Deeply moving and brilliantly written, Michael X. Wang's Lost in the Long March is an exploration of how the history of a country is always its people, though their stories are often the first to be lost.
About the Author
Michael X. Wang was born in Fenyang, a small coal-mining city in China’s mountainous Shanxi province. His short story collection Further News of Defeat won the 2021 PEN/Robert W. Bingham Prize for Debut Short Story Collection and was a finalist for the 2021 CLMP Firecracker Award for Fiction. Wang immigrated to the United States when he was six and has lived in ten states and 15 cities. In 2010 he completed his PhD in literature at Florida State University. Before that, he received his MFA in fiction at Purdue. Wang’s work has appeared in the New England Review, Greensboro Review, Day One, and Juked, among others. He is currently an assistant professor of English and creative writing at Arkansas Tech University and lives in Russellville, Arkansas.
“An epic, multi-generational novel set during The Long March about two people caught in the crosshairs of war . . . A sweeping tale of country, family, and war that is rich with well-researched historical detail.”

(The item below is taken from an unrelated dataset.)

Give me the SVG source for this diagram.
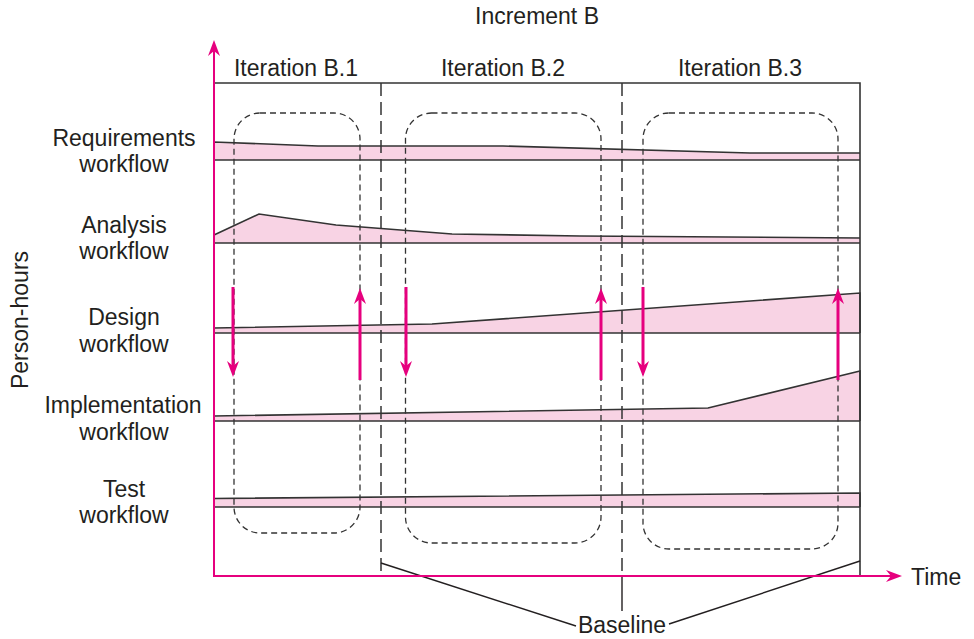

“Wang’s thoughtful and richly detailed debut novel . . . follows several characters swept up in Mao Zedong’s Communist uprising in the 1930s . . . Wang does a great job showing how the bit players in this large-scale historical drama come to grips with the turbulent period and struggle to survive. Thanks to the colorful characters, Wang’s saga is consistently engaging.”
— Publishers Weekly
“This book is an awesome achievement. Michael X. Wang has covered nearly half a century of Chinese history and managed to express not only what was achieved, but also what was lost . . . Lost in the Long March, through remade countries and vaporized donkeys, in a magisterially spare way, offers precious insight into the mind of a woman, on battlefields and remote mountains, as she wonders whether she should be a mother or a Marxist. The natal cliche has been turned inside out and elevated into high artistic, political interiority—in other words, the thing that comes after the history books.” — Full Stop Magazine
“Love, loss, and sacrifice are at the center of Michael X. Wang’s historical novel . . . Lost in the Long March is a story about lingering trauma and the price that’s paid when ideology trumps love.”
— Foreword Reviews
“This epic novel is set during the Long March in 1930s China. Wang, who won the 2021 PEN/Robert W. Bingham Prize for Debut Short Story Collection for his debut short story collection, translates his story crafting skills throughout this novel with great success.”
“Wang’s powerful storytelling . . . makes for a promising debut.”